The Order of Adjectives

The Order of Adjectives

Why Does “Hands-On Sophisticated Labs” Sound Wrong?

Most native English speakers have had this experience before: You hear a sentence and immediately think:

“That sounds strange…”   but you cannot fully explain why.

Recently, one of my students wrote the phrase:

hands-on sophisticated labs

At first glance, there is nothing grammatically “incorrect” about it. Both adjectives make sense. However, to a native speaker, the phrase sounds awkward.

A more natural version would be:

sophisticated hands-on labs

Around the same time, another student wrote:

French intermediate classes

Again, understandable — but not quite natural.

Most native speakers would instead say:

intermediate French classes

So what exactly is happening here?

The Hidden Order of Adjectives

English has a surprisingly consistent tendency when it comes to adjective order. Linguists often summarize it with the acronym OSASCOMP:

Order Type Examples
1 Opinion beautiful, amazing, silly
2 Size big, tiny, tall
3 Age old, young, ancient
4 Shape round, square
5 Color red, blue, green
6 Origin Italian, Japanese, Canadian
7 Material wooden, metal, silk
8 Purpose/ Type sleeping (bag), shopping (cart)

Following this pattern, native speakers naturally say:

a beautiful, big, old, round, red, Japanese, wooden bowl

But something like:

a wooden big bowl

sounds very unnatural.

Interestingly, most native speakers do not consciously know this rule. We simply “feel” when something sounds right or wrong.

So Why Does “Hands-On Sophisticated Labs” Sound Strange?

‘Hands-on’ behaves almost like a category or type of lab.
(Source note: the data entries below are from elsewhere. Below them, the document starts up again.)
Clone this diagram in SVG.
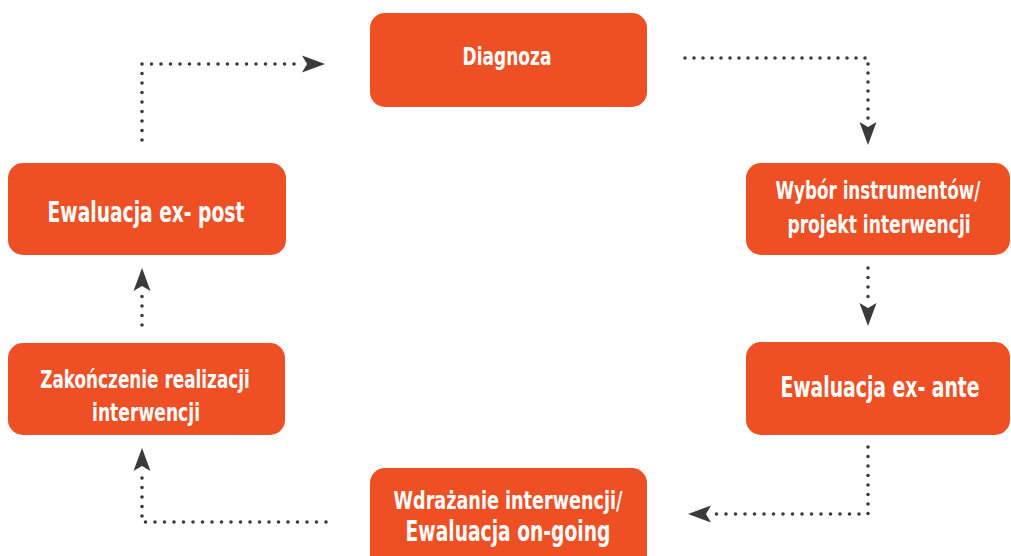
<svg xmlns="http://www.w3.org/2000/svg" xmlns:xlink="http://www.w3.org/1999/xlink" width="1011" height="556" viewBox="0 0 1011 556">
<style>
.box{fill:#EF4F24;}
.t{fill:#fff;font-family:"DejaVu Sans Condensed","DejaVu Sans","Liberation Sans",sans-serif;font-stretch:condensed;font-weight:bold;text-anchor:middle;}
.s{font-size:25px;}
.b{font-size:28px;}
.dot{fill:none;stroke:#3a3a3a;stroke-width:3.6;stroke-linecap:round;stroke-dasharray:0 9.5;}
.ah{fill:#3a3a3a;}
</style>
<defs>
<path id="ah" d="M0,0 L-23,-8.5 L-18,0 L-23,8.5 Z"/>
</defs>
<rect width="1011" height="556" fill="#fff"/>
<g id="connectors">
<path class="dot" d="M142,140 V64 H302"/>
<use href="#ah" class="ah" transform="translate(325,64)"/>
<path class="dot" d="M685,58 H868 V120" style="stroke-dasharray:0 9"/>
<use href="#ah" class="ah" transform="translate(868,145) rotate(90)"/>
<path class="dot" d="M868,268 V302"/>
<use href="#ah" class="ah" transform="translate(868,326) rotate(90)"/>
<path class="dot" d="M868,447 V514 H712"/>
<use href="#ah" class="ah" transform="translate(688,514) rotate(180)"/>
<path class="dot" d="M326,522 H142 V472"/>
<use href="#ah" class="ah" transform="translate(142,448) rotate(-90)"/>
<path class="dot" d="M142,325 V293"/>
<use href="#ah" class="ah" transform="translate(142,268) rotate(-90)"/>
</g>
<g id="diagnoza">
<rect class="box" x="370" y="13" width="277" height="94" rx="15"/>
<text class="t s" transform="translate(507,65) scale(0.8,1)" textLength="111" lengthAdjust="spacingAndGlyphs">Diagnoza</text>
</g>
<g id="wybor">
<rect class="box" x="746" y="163" width="264" height="92" rx="15"/>
<text class="t s" transform="translate(878,199) scale(0.8,1)" textLength="256" lengthAdjust="spacingAndGlyphs">Wybór instrumentów/</text>
<text class="t s" transform="translate(879,233) scale(0.8,1)" textLength="229" lengthAdjust="spacingAndGlyphs">projekt interwencji</text>
</g>
<g id="exante">
<rect class="box" x="746" y="342" width="264" height="93" rx="15"/>
<text class="t b" transform="translate(880,397) scale(0.8,1)" textLength="249" lengthAdjust="spacingAndGlyphs">Ewaluacja ex- ante</text>
</g>
<g id="wdrazanie">
<rect class="box" x="370" y="468" width="277" height="110" rx="15"/>
<text class="t s" transform="translate(508,509) scale(0.8,1)" textLength="286" lengthAdjust="spacingAndGlyphs">Wdrażanie interwencji/</text>
<text class="t b" transform="translate(508,541) scale(0.8,1)" textLength="256" lengthAdjust="spacingAndGlyphs">Ewaluacja on-going</text>
</g>
<g id="zakonczenie">
<rect class="box" x="8" y="343" width="277" height="92" rx="15"/>
<text class="t s" transform="translate(145,388) scale(0.8,1)" textLength="262" lengthAdjust="spacingAndGlyphs">Zakończenie realizacji</text>
<text class="t s" transform="translate(146,421) scale(0.8,1)" textLength="135" lengthAdjust="spacingAndGlyphs">interwencji</text>
</g>
<g id="expost">
<rect class="box" x="8" y="163" width="278" height="92" rx="15"/>
<text class="t b" transform="translate(146,222) scale(0.8,1)" textLength="246" lengthAdjust="spacingAndGlyphs">Ewaluacja ex- post</text>
</g>
</svg>
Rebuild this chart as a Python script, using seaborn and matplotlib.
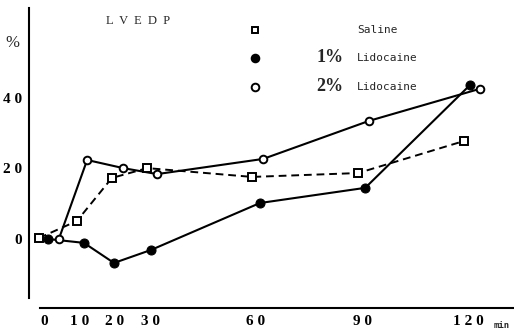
import matplotlib
matplotlib.use("Agg")
import matplotlib.pyplot as plt
from matplotlib.lines import Line2D
import seaborn as sns
import pandas as pd

# LVEDP change (%) over time (min) for three groups
saline_t = [-1.4, 9.3, 19.2, 29.2, 58.9, 88.9, 118.9]
saline_v = [0.3, 5.1, 17.3, 20.1, 17.6, 18.7, 27.8]

lido1_t = [1.1, 11.3, 19.8, 30.3, 61.1, 90.9, 120.6]
lido1_v = [0.0, -1.1, -6.8, -3.1, 10.2, 14.5, 43.7]

lido2_t = [4.2, 12.2, 22.4, 32.0, 62.0, 92.0, 123.4]
lido2_v = [0.0, 22.4, 20.1, 18.4, 22.7, 33.5, 42.6]

x_ticks = [0, 10, 20, 30, 60, 90, 120]
x_labels = ["0", "1 0", "2 0", "3 0", "6 0", "9 0", "1 2 0"]
y_ticks = [0, 20, 40]
y_labels = ["0", "2 0", "4 0"]

sns.set_style("white")
plt.rcParams["font.family"] = ["Liberation Serif", "DejaVu Serif"]

fig = plt.figure(figsize=(5.14, 3.29), dpi=100)
ax = fig.add_axes([29 / 514, 21 / 329, 485 / 514, 300 / 329])

saline = pd.DataFrame({"t": saline_t, "v": saline_v})
lido1 = pd.DataFrame({"t": lido1_t, "v": lido1_v})
lido2 = pd.DataFrame({"t": lido2_t, "v": lido2_v})

sns.lineplot(data=lido1, x="t", y="v", ax=ax, sort=False, color="black",
             linewidth=1.5, marker="o", markersize=6.5, markerfacecolor="black",
             markeredgecolor="black", zorder=3)
sns.lineplot(data=lido2, x="t", y="v", ax=ax, sort=False, color="black",
             linewidth=1.5, marker="o", markersize=5.5, markerfacecolor="white",
             markeredgecolor="black", markeredgewidth=1.4, zorder=4)
sns.lineplot(data=saline, x="t", y="v", ax=ax, sort=False, color="black",
             linewidth=1.4, linestyle=(0, (4, 2.5)), marker="s", markersize=5.5,
             markerfacecolor="white", markeredgecolor="black",
             markeredgewidth=1.4, zorder=5)

ax.set_xlim(-4.25, 133.0)
ax.set_ylim(-19.57, 65.5)

for side in ("top", "right"):
    ax.spines[side].set_visible(False)
ax.spines["left"].set_bounds(-16.7, 65.5)
ax.spines["bottom"].set_bounds(-1.1, 133.0)
for side in ("left", "bottom"):
    ax.spines[side].set_linewidth(1.5)
    ax.spines[side].set_color("black")

ax.set_xticks(x_ticks)
ax.set_xticklabels(x_labels, fontsize=11, fontweight="bold")
ax.set_yticks(y_ticks)
ax.set_yticklabels(y_labels, fontsize=11, fontweight="bold")
ax.tick_params(axis="x", length=3, width=1.2, direction="out", pad=2, colors="black")
ax.tick_params(axis="y", length=0, pad=5, colors="black")
ax.set_xlabel("")
ax.set_ylabel("")

fig.text(12 / 514, 1 - 43 / 329, "%", fontsize=12, ha="center", va="center")
fig.text(138 / 514, 1 - 21 / 329, "L  V  E  D  P", fontsize=9, ha="center", va="center")
fig.text(502 / 514, 1 - 325 / 329, "min", fontsize=6.5, ha="center", va="center",
         family="DejaVu Sans Mono", fontweight="bold")

# legend keys and labels
key_x = 255 / 514
rows = [
    (30, "s", "white", None, "Saline"),
    (58, "o", "black", "1%", "Lidocaine"),
    (87, "o", "white", "2%", "Lidocaine"),
]
for ypx, mk, fc, pct, name in rows:
    yf = 1 - ypx / 329
    fig.add_artist(Line2D([key_x], [yf], transform=fig.transFigure, marker=mk,
                          markersize=5 if mk == "s" else 5.5, markerfacecolor=fc,
                          markeredgecolor="black", markeredgewidth=1.4,
                          linestyle="none"))
    if pct:
        fig.text(330 / 514, yf, pct, fontsize=13, fontweight="bold",
                 ha="center", va="center")
    fig.text(357 / 514, yf, name, fontsize=8, family="DejaVu Sans Mono",
             ha="left", va="center")

fig.savefig("out.png", dpi=100)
It describes the fundamental nature of the lab itself.

Meanwhile, ‘sophisticated’ simply describes the quality of those labs.

In English, the more defining adjective often sits closest to the noun.

So:

sophisticated hands-on labs

sounds much more natural than:

hands-on sophisticated labs

“Intermediate French Classes”

The same principle applies here.

The central idea is that these are:

French classes

and intermediate tells us the level.

Because French forms the core category, it naturally stays closer to classes:

intermediate French classes

sounds much more natural than:

French intermediate classes

The Most Useful Practical Tip

Honestly, most English learners do not need to memorize the entire OSASCOMP sequence.

A much more practical strategy is this:

If you are unsure, place the more defining adjective closer to the noun.

For example:

  •       sophisticated hands-on labs
  •       intermediate French classes
  •       advanced online training
  •       modern medical equipment

The adjective closest to the noun often feels like part of the noun itself.